The Japanese experimental filmmaker is one of the medium’s trans-Pacific pioneers and through a 10-day, citywide, multi-venue retrospective of his most influential shorts, his infinite influence on cinema will be explored. Although the events started last week, there are still five days of screenings across the greater L.A. area, all of which Iimura will be attending.

Inspired by both early-century French Surrealists and the underground film movement here in America, Iimura started messing around with the camera in the 1960s and, as Japan’s lone avant-garde filmmaker at the time, his work toyed with notions of sexuality, absurdism, abstractism and “taboo-breaking joyousness.” Today, Iimura still presses boundaries by combining film, digital text and computer graphics with his already forward thinking.

Today, UC Irvine will play host to two programs of shorts, one matinee (featuring works from the ’80s) and one evening (of early conceptual videos and “Film Poem” excerpts).
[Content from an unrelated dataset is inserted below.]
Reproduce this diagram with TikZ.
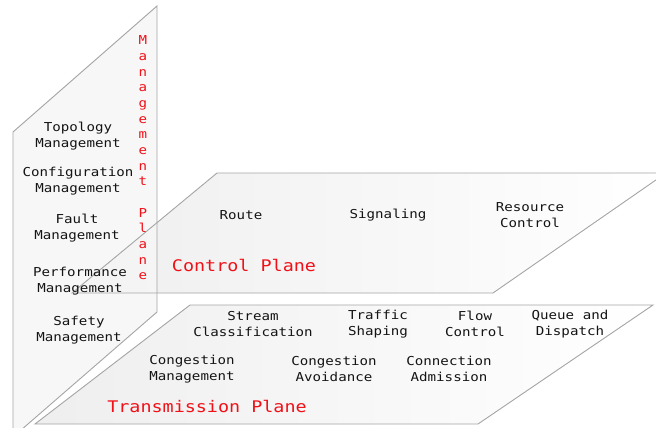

And tomorrow, USC is conducting an afternoon workshop and presentation with the man himself followed by a screening of works from the late ’60s and early ’70s.
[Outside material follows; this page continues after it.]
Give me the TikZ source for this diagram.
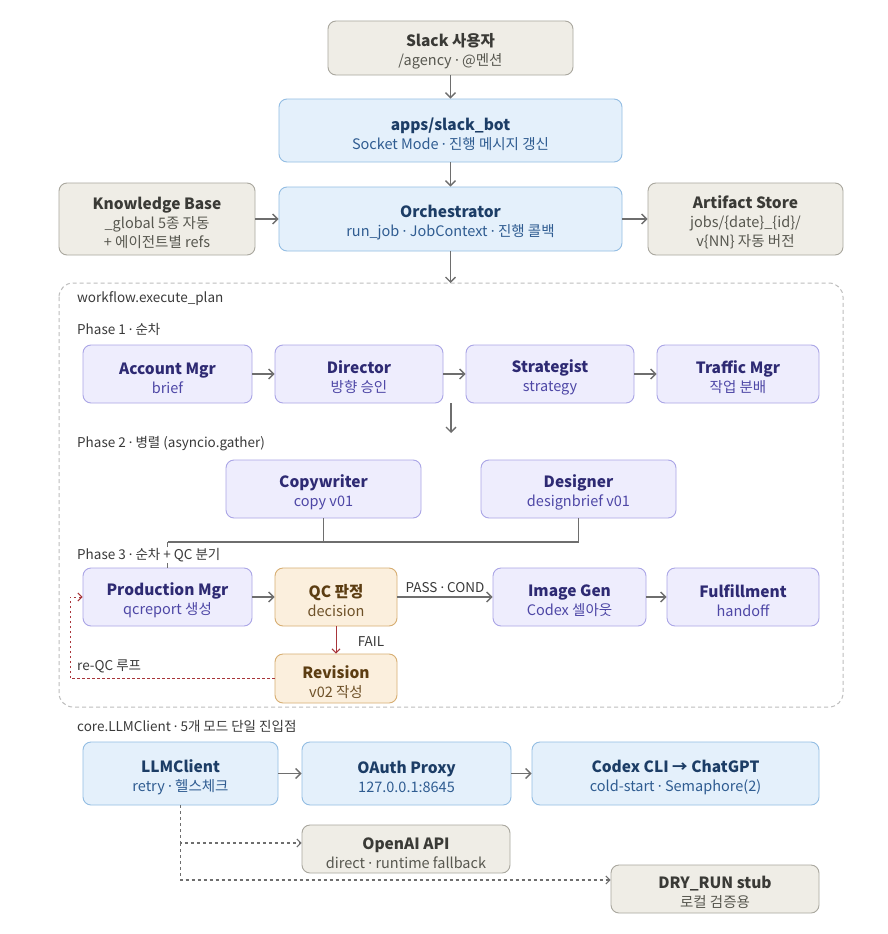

On Sunday, organizers LA Filmforum will host an evening of Iimura’s more recent works at the Egyptian Theatre. And Monday at REDCAT, his explorations of time in film will be screened.

Part home movie and part art projects, Iimura’s powerful shorts are not only experiments with form, but also attempts at modifying the film itself. With titles like This Is A Camera Which Shoots This and One Frame Duration, the highly influential filmmaker’s unprecedented retrospective is sure to inspire old and new fans alike.